I'm not expecting you to physically demonstrate every idea, I simply expect you to "qualify" ideas like inflation and dark energy and SUSY particles in actual controlled empirical experiments so that I know that they are not a figment of your overactive imagination.
And as long as you've been blathering on the Internet with your insane solid surface of the Sun crap, people have been asking you for that same level of qualification. They've read Birkeland. They've tried to find where he actually made the assertions you're making. They've tried to find the predictions you claim he made. What they find is that you've made convoluted
ad hoc connections to a brass ball and/or a photo of an idea Birkeland had
about Saturn, for God's sake. They've tried to make the correlation between his experiments and what you claim to be the results of those experiments. And oddly enough, nobody has ever been able to see what you see in them. Oddly enough, you've never been able to point to a particular description of an experiment or a particular set of calculations and say, "There! That's where Birkeland was specific about his notion that the Sun has a solid surface. That's where Birkeland's math shows,
better than all our current observations and understanding, that the Sun is a great big old cathode/anode and all those loops and ejections are actually bigass sparks like arc welding or lightning." Never. Not once.
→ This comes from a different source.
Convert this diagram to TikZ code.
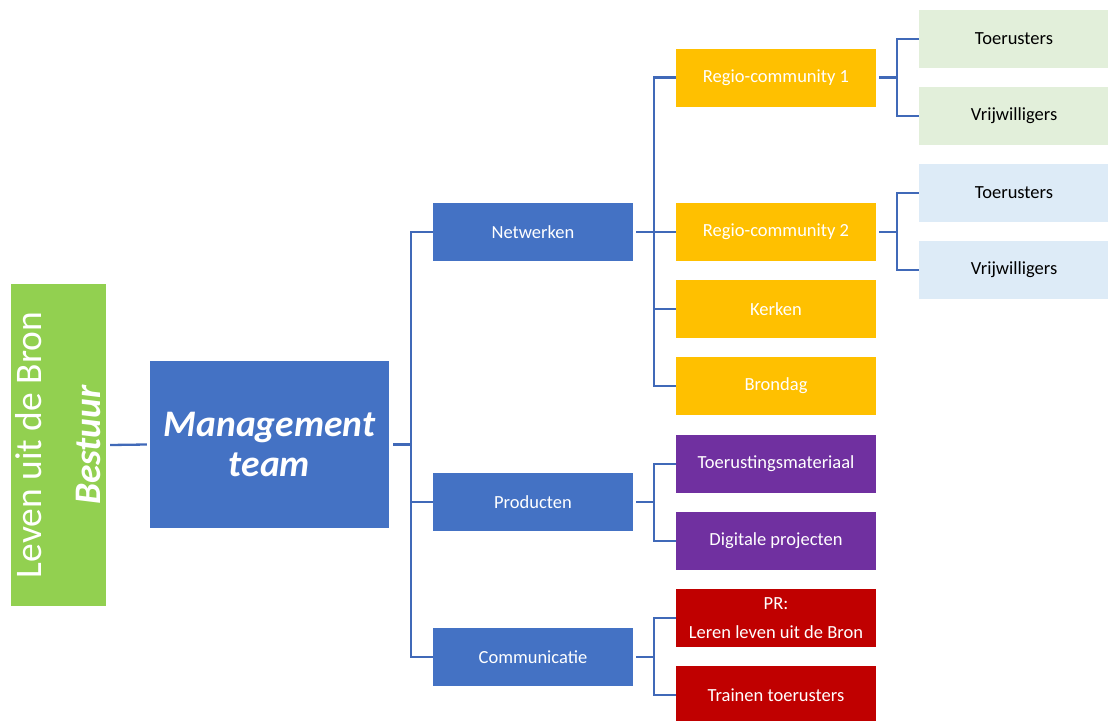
\documentclass[tikz,border=0pt]{standalone}
\usepackage{fontspec}
\setmainfont{Carlito}
\definecolor{cgreen}{HTML}{92D050}
\definecolor{cblue}{HTML}{4472C4}
\definecolor{cgold}{HTML}{FFC000}
\definecolor{cpurple}{HTML}{7030A0}
\definecolor{cred}{HTML}{C00000}
\definecolor{lgreen}{HTML}{E2EFDA}
\definecolor{lblue}{HTML}{DDEBF7}
\definecolor{cline}{HTML}{4069B8}
\tikzset{
  box/.style={draw=none, inner sep=0pt, minimum width=200pt, minimum height=58pt, align=center, text=white, font=\fontsize{18.5}{22}\selectfont},
  lbox/.style={box, text=black, minimum width=190pt},
  conn/.style={draw=cline, line width=2.3pt}
}
\begin{document}
\begin{tikzpicture}[x=1pt,y=-1pt]
\useasboundingbox (0,0) rectangle (1108,720);
\clip (0,0) rectangle (1108,720);
% main boxes
\node[box, fill=cgreen, minimum width=95pt, minimum height=322pt] (bst) at (58.5,445) {};
\node[rotate=90, text=white, align=center, font=\fontsize{37.5}{59}\selectfont] (bsttxt) at (58.5,445) {Leven uit de Bron\\\textbf{\textit{Bestuur}}};
\node[box, fill=cblue, minimum width=239pt, minimum height=167pt, font=\fontsize{37.5}{40}\selectfont\bfseries\itshape] (mt) at (269.5,444.5) {Management\\team};
% level 2
\node[box, fill=cblue] (net) at (533,232) {Netwerken};
\node[box, fill=cblue] (prod) at (533,502) {Producten};
\node[box, fill=cblue] (comm) at (533,657) {Communicatie};
% level 3
\node[box, fill=cgold] (r1) at (776,77.5) {Regio-community 1};
\node[box, fill=cgold] (r2) at (776,232) {Regio-community 2};
\node[box, fill=cgold] (ker) at (776,309) {Kerken};
\node[box, fill=cgold] (bron) at (776,386) {Brondag};
\node[box, fill=cpurple] (toe) at (776,464) {Toerustingsmateriaal};
\node[box, fill=cpurple] (dig) at (776,541) {Digitale projecten};
\node[box, fill=cred, font=\fontsize{18.5}{29}\selectfont] (pr) at (776,618) {PR:\\Leren leven uit de Bron};
\node[box, fill=cred] (tr) at (776,695) {Trainen toerusters};
% level 4
\node[lbox, fill=lgreen] (t1) at (1014,39) {Toerusters};
\node[lbox, fill=lgreen] (v1) at (1014,116) {Vrijwilligers};
\node[lbox, fill=lblue] (t2) at (1014,193) {Toerusters};
\node[lbox, fill=lblue] (v2) at (1014,270) {Vrijwilligers};
% connectors
\draw[conn] ([xshift=4pt]bst.east) -- ([xshift=-3pt]mt.west);
\coordinate (s1) at (411,444.5);
\draw[conn] ([xshift=4pt]mt.east) -- (s1);
\draw[conn] (s1) |- (net.west);
\draw[conn] (s1) |- (prod.west);
\draw[conn] (s1) |- (comm.west);
\coordinate (s2) at (654,232);
\draw[conn] ([xshift=3pt]net.east) -- (s2);
\draw[conn] (s2) |- (r1.west);
\draw[conn] (s2) -- (r2.west);
\draw[conn] (s2) |- (ker.west);
\draw[conn] (s2) |- (bron.west);
\coordinate (s3) at (654,502);
\draw[conn] ([xshift=3pt]prod.east) -- (s3);
\draw[conn] (s3) |- (toe.west);
\draw[conn] (s3) |- (dig.west);
\coordinate (s4) at (654,657);
\draw[conn] ([xshift=3pt]comm.east) -- (s4);
\draw[conn] (s4) |- (pr.west);
\draw[conn] (s4) |- (tr.west);
\coordinate (s5) at (897,77.5);
\draw[conn] ([xshift=3pt]r1.east) -- (s5);
\draw[conn] (s5) |- (t1.west);
\draw[conn] (s5) |- (v1.west);
\coordinate (s6) at (897,232);
\draw[conn] ([xshift=3pt]r2.east) -- (s6);
\draw[conn] (s6) |- (t2.west);
\draw[conn] (s6) |- (v2.west);
\end{tikzpicture}
\end{document}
No, Michael, your exclusive basis for support is your ridiculous looks-like-a-bunny method and some radical misunderstandings of other people's mostly obsolete work. And as much as you'd like to think your qualitative interpretation should stand on its own without quantitative support, the quantitative evidence exists, masses of it, all coordinated and non-conflicting, all wrapped up in tissue paper with pink ribbons around it, to show that your qualitative analysis is wrong.
Nothing I have proposed cannot be physically tested in lab, if not by me, by someone else. Electrical currents show up in real experiments. Compare and contrast that with inflation or dark energy. They don't do anything to anything in any controlled experiment. These are *COMPLETELY* different complaints than whining about the fact you can't sustain a fusion reaction in plasma. I don't care that you can't sustain a fusion reaction, it is still a KNOWN physical process in nature. It may not be capable of being sustained in the core as you suggest, but at least I know that fusion happens in nature. Inflation doesn't happen in nature. Inflation is dead and evidently impotent in nature today. That's what makes it pseudoscience, whereas you fusion solar theory is not pseudoscience, even if it's wrong.
Nothing you have proposed cannot be physically tested in a lab, well, except a few little things. Like for example, you haven't been able to point to the experiment where you or anyone else can see something several thousand kilometers below the opaque photosphere by looking at a graphical assembly of a series of mathematical computations created using data acquired several thousand kilometers above the photosphere.